## GOAL
What is to be printed is the span of lines starting at the one containing "Reproduce this chart with Apache ECharts." and ending at the one containing "[x, vals[i]-errs[i], vals[i]+errs[i]];", reproduced exactly with pictures left out.

-- Start of RECORD EXTRACTS --

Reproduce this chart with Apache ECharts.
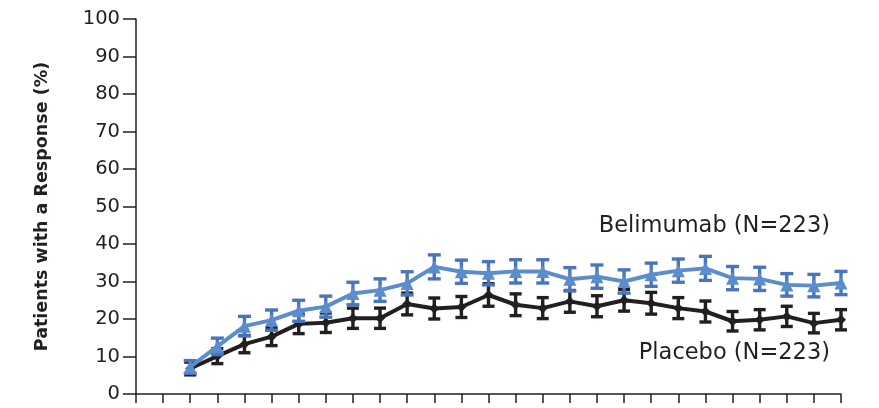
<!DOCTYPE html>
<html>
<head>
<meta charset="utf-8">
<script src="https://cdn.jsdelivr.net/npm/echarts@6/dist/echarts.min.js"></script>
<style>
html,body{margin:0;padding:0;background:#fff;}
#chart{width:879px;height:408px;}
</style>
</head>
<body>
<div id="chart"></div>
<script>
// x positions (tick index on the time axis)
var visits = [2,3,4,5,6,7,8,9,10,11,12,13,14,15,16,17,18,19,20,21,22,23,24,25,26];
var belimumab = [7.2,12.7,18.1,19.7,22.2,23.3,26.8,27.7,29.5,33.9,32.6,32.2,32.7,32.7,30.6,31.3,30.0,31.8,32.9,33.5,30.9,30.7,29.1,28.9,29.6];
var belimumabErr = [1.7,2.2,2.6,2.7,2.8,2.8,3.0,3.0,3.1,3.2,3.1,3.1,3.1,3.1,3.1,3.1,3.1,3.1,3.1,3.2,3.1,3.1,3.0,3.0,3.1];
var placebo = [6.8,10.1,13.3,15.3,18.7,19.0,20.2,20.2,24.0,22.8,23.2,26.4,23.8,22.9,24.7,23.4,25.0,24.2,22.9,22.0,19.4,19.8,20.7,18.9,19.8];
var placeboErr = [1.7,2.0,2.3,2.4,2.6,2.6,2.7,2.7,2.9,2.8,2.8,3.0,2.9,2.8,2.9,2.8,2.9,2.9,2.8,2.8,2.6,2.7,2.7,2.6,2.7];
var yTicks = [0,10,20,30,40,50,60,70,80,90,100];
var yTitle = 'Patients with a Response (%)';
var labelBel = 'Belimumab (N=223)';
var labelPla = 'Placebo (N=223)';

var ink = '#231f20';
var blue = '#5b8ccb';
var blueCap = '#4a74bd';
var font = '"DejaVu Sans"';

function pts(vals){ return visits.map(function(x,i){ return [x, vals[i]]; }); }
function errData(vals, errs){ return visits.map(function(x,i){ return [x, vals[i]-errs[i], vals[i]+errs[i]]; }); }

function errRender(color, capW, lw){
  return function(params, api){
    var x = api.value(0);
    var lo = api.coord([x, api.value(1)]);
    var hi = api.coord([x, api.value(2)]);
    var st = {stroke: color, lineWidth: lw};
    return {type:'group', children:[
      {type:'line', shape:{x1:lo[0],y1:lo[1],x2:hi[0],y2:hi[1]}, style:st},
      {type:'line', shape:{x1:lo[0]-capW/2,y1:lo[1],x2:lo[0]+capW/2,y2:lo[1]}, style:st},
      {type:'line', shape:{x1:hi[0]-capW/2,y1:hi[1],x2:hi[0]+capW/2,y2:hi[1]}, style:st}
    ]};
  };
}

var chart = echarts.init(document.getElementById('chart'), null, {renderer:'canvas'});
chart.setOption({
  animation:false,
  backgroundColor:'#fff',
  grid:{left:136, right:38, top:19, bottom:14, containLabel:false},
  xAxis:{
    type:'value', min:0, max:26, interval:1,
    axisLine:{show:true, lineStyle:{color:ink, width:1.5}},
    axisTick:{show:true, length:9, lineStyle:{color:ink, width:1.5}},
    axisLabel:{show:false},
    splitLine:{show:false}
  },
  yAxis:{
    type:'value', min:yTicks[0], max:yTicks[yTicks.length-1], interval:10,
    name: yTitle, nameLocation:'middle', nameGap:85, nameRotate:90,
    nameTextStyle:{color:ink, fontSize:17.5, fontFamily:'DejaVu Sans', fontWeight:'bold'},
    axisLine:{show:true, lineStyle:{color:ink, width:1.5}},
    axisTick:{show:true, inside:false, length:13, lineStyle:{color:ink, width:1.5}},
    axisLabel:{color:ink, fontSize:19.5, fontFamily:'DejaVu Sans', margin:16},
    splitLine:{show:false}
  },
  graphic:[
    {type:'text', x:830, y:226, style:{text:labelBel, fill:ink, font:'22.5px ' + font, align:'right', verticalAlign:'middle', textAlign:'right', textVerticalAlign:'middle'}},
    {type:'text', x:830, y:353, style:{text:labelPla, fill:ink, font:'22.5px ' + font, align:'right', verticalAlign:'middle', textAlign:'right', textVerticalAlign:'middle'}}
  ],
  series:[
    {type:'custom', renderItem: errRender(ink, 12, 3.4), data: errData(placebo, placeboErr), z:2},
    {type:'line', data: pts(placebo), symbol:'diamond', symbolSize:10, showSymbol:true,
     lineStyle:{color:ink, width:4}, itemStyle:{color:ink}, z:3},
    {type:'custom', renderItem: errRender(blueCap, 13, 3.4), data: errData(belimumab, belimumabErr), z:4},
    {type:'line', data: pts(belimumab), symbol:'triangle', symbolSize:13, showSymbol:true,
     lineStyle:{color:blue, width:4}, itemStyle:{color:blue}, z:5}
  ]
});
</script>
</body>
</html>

-- End of RECORD EXTRACTS --
-- Start of RECORD EXTRACTS --

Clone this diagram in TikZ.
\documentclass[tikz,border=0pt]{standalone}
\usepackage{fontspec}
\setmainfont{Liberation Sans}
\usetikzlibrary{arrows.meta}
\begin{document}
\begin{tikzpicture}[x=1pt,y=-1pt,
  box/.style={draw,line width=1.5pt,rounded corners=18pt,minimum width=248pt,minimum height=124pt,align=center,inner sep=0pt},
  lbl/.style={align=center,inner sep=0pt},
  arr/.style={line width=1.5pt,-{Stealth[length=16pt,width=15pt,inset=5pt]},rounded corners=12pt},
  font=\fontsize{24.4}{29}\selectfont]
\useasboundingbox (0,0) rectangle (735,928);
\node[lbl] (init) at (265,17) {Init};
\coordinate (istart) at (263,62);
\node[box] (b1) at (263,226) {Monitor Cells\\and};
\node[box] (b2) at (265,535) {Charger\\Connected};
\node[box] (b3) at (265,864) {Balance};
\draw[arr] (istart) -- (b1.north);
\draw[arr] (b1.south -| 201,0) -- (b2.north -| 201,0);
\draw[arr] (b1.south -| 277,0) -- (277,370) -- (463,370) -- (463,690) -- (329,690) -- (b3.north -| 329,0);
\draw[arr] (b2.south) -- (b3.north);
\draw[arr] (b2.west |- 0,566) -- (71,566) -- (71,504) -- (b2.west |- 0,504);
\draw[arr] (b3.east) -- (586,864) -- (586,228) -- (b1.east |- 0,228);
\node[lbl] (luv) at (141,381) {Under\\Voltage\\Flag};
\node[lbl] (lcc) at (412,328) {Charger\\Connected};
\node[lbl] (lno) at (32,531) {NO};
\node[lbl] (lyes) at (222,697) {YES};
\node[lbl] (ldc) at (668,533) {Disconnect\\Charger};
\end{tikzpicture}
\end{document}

-- End of RECORD EXTRACTS --

## ANSWER TO THIS EXERCISE
Reproduce this chart with Apache ECharts.
<!DOCTYPE html>
<html>
<head>
<meta charset="utf-8">
<script src="https://cdn.jsdelivr.net/npm/echarts@6/dist/echarts.min.js"></script>
<style>
html,body{margin:0;padding:0;background:#fff;}
#chart{width:879px;height:408px;}
</style>
</head>
<body>
<div id="chart"></div>
<script>
// x positions (tick index on the time axis)
var visits = [2,3,4,5,6,7,8,9,10,11,12,13,14,15,16,17,18,19,20,21,22,23,24,25,26];
var belimumab = [7.2,12.7,18.1,19.7,22.2,23.3,26.8,27.7,29.5,33.9,32.6,32.2,32.7,32.7,30.6,31.3,30.0,31.8,32.9,33.5,30.9,30.7,29.1,28.9,29.6];
var belimumabErr = [1.7,2.2,2.6,2.7,2.8,2.8,3.0,3.0,3.1,3.2,3.1,3.1,3.1,3.1,3.1,3.1,3.1,3.1,3.1,3.2,3.1,3.1,3.0,3.0,3.1];
var placebo = [6.8,10.1,13.3,15.3,18.7,19.0,20.2,20.2,24.0,22.8,23.2,26.4,23.8,22.9,24.7,23.4,25.0,24.2,22.9,22.0,19.4,19.8,20.7,18.9,19.8];
var placeboErr = [1.7,2.0,2.3,2.4,2.6,2.6,2.7,2.7,2.9,2.8,2.8,3.0,2.9,2.8,2.9,2.8,2.9,2.9,2.8,2.8,2.6,2.7,2.7,2.6,2.7];
var yTicks = [0,10,20,30,40,50,60,70,80,90,100];
var yTitle = 'Patients with a Response (%)';
var labelBel = 'Belimumab (N=223)';
var labelPla = 'Placebo (N=223)';

var ink = '#231f20';
var blue = '#5b8ccb';
var blueCap = '#4a74bd';
var font = '"DejaVu Sans"';

function pts(vals){ return visits.map(function(x,i){ return [x, vals[i]]; }); }
function errData(vals, errs){ return visits.map(function(x,i){ return [x, vals[i]-errs[i], vals[i]+errs[i]]; }); }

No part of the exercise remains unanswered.